## Instructions to follow
Please set down all the lines beneath this one exactly, without the pictures.

## Information provided
•••

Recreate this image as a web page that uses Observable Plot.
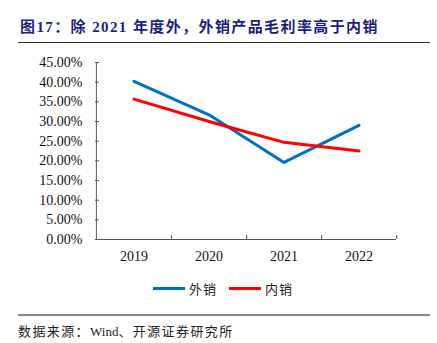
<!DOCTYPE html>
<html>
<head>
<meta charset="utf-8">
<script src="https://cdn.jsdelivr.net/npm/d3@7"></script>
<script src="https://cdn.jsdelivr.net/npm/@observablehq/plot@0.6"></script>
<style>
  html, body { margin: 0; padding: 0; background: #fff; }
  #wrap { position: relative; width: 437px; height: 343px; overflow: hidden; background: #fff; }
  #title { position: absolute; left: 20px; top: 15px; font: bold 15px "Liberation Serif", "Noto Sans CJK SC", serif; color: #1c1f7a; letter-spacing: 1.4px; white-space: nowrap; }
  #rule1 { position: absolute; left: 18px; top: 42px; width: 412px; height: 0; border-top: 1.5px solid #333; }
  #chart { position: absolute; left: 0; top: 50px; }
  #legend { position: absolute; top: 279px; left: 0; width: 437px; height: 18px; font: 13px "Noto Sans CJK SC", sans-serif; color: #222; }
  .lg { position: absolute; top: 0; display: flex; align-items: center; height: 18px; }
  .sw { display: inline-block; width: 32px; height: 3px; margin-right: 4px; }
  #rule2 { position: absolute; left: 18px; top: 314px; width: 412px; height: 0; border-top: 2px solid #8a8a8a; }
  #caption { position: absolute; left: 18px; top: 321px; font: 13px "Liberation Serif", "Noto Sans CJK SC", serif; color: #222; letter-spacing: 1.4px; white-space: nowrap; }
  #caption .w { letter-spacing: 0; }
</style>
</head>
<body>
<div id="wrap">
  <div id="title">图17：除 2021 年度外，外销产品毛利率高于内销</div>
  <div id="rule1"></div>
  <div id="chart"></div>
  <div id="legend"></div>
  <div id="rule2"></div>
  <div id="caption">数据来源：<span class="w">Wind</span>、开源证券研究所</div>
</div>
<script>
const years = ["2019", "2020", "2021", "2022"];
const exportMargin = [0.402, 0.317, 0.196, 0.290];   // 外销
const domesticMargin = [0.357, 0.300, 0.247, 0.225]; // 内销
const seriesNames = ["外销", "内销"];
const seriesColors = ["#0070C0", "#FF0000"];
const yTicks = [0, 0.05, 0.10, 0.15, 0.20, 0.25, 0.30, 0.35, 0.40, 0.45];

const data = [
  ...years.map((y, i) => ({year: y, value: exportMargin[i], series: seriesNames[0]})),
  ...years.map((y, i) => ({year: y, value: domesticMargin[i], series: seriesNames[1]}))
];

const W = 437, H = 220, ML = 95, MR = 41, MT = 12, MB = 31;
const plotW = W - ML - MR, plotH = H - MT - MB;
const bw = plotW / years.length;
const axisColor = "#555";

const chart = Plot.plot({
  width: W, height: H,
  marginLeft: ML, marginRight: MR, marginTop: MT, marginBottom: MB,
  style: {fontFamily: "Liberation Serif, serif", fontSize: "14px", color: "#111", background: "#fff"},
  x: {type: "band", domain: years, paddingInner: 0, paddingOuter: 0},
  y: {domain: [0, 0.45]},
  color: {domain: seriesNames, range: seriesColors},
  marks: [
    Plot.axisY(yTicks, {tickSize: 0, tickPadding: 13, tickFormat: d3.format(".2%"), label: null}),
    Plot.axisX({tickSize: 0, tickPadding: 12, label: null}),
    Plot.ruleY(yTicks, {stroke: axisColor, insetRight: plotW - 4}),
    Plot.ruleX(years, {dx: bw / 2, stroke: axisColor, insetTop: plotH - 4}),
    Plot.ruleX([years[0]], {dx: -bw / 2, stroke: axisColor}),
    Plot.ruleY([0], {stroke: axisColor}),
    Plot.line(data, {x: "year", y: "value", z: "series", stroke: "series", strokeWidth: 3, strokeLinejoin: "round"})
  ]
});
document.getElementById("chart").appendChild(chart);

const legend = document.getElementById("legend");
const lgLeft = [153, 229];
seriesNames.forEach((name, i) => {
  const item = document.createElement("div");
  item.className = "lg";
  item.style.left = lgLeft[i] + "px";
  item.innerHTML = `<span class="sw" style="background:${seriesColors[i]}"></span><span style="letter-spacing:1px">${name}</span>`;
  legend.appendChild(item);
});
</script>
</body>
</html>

•••

## Result below
Recreate this image as a web page that uses Observable Plot.
<!DOCTYPE html>
<html>
<head>
<meta charset="utf-8">
<script src="https://cdn.jsdelivr.net/npm/d3@7"></script>
<script src="https://cdn.jsdelivr.net/npm/@observablehq/plot@0.6"></script>
<style>
  html, body { margin: 0; padding: 0; background: #fff; }
  #wrap { position: relative; width: 437px; height: 343px; overflow: hidden; background: #fff; }
  #title { position: absolute; left: 20px; top: 15px; font: bold 15px "Liberation Serif", "Noto Sans CJK SC", serif; color: #1c1f7a; letter-spacing: 1.4px; white-space: nowrap; }
  #rule1 { position: absolute; left: 18px; top: 42px; width: 412px; height: 0; border-top: 1.5px solid #333; }
  #chart { position: absolute; left: 0; top: 50px; }
  #legend { position: absolute; top: 279px; left: 0; width: 437px; height: 18px; font: 13px "Noto Sans CJK SC", sans-serif; color: #222; }
  .lg { position: absolute; top: 0; display: flex; align-items: center; height: 18px; }
  .sw { display: inline-block; width: 32px; height: 3px; margin-right: 4px; }
  #rule2 { position: absolute; left: 18px; top: 314px; width: 412px; height: 0; border-top: 2px solid #8a8a8a; }
  #caption { position: absolute; left: 18px; top: 321px; font: 13px "Liberation Serif", "Noto Sans CJK SC", serif; color: #222; letter-spacing: 1.4px; white-space: nowrap; }
  #caption .w { letter-spacing: 0; }
</style>
</head>
<body>
<div id="wrap">
  <div id="title">图17：除 2021 年度外，外销产品毛利率高于内销</div>
  <div id="rule1"></div>
  <div id="chart"></div>
  <div id="legend"></div>
  <div id="rule2"></div>
  <div id="caption">数据来源：<span class="w">Wind</span>、开源证券研究所</div>
</div>
<script>
const years = ["2019", "2020", "2021", "2022"];
const exportMargin = [0.402, 0.317, 0.196, 0.290];   // 外销
const domesticMargin = [0.357, 0.300, 0.247, 0.225]; // 内销
const seriesNames = ["外销", "内销"];
const seriesColors = ["#0070C0", "#FF0000"];
const yTicks = [0, 0.05, 0.10, 0.15, 0.20, 0.25, 0.30, 0.35, 0.40, 0.45];

const data = [
  ...years.map((y, i) => ({year: y, value: exportMargin[i], series: seriesNames[0]})),
  ...years.map((y, i) => ({year: y, value: domesticMargin[i], series: seriesNames[1]}))
];

const W = 437, H = 220, ML = 95, MR = 41, MT = 12, MB = 31;
const plotW = W - ML - MR, plotH = H - MT - MB;
const bw = plotW / years.length;
const axisColor = "#555";

const chart = Plot.plot({
  width: W, height: H,
  marginLeft: ML, marginRight: MR, marginTop: MT, marginBottom: MB,
  style: {fontFamily: "Liberation Serif, serif", fontSize: "14px", color: "#111", background: "#fff"},
  x: {type: "band", domain: years, paddingInner: 0, paddingOuter: 0},
  y: {domain: [0, 0.45]},
  color: {domain: seriesNames, range: seriesColors},
  marks: [
    Plot.axisY(yTicks, {tickSize: 0, tickPadding: 13, tickFormat: d3.format(".2%"), label: null}),
    Plot.axisX({tickSize: 0, tickPadding: 12, label: null}),
    Plot.ruleY(yTicks, {stroke: axisColor, insetRight: plotW - 4}),
    Plot.ruleX(years, {dx: bw / 2, stroke: axisColor, insetTop: plotH - 4}),
    Plot.ruleX([years[0]], {dx: -bw / 2, stroke: axisColor}),
    Plot.ruleY([0], {stroke: axisColor}),
    Plot.line(data, {x: "year", y: "value", z: "series", stroke: "series", strokeWidth: 3, strokeLinejoin: "round"})
  ]
});
document.getElementById("chart").appendChild(chart);

const legend = document.getElementById("legend");
const lgLeft = [153, 229];
seriesNames.forEach((name, i) => {
  const item = document.createElement("div");
  item.className = "lg";
  item.style.left = lgLeft[i] + "px";
  item.innerHTML = `<span class="sw" style="background:${seriesColors[i]}"></span><span style="letter-spacing:1px">${name}</span>`;
  legend.appendChild(item);
});
</script>
</body>
</html>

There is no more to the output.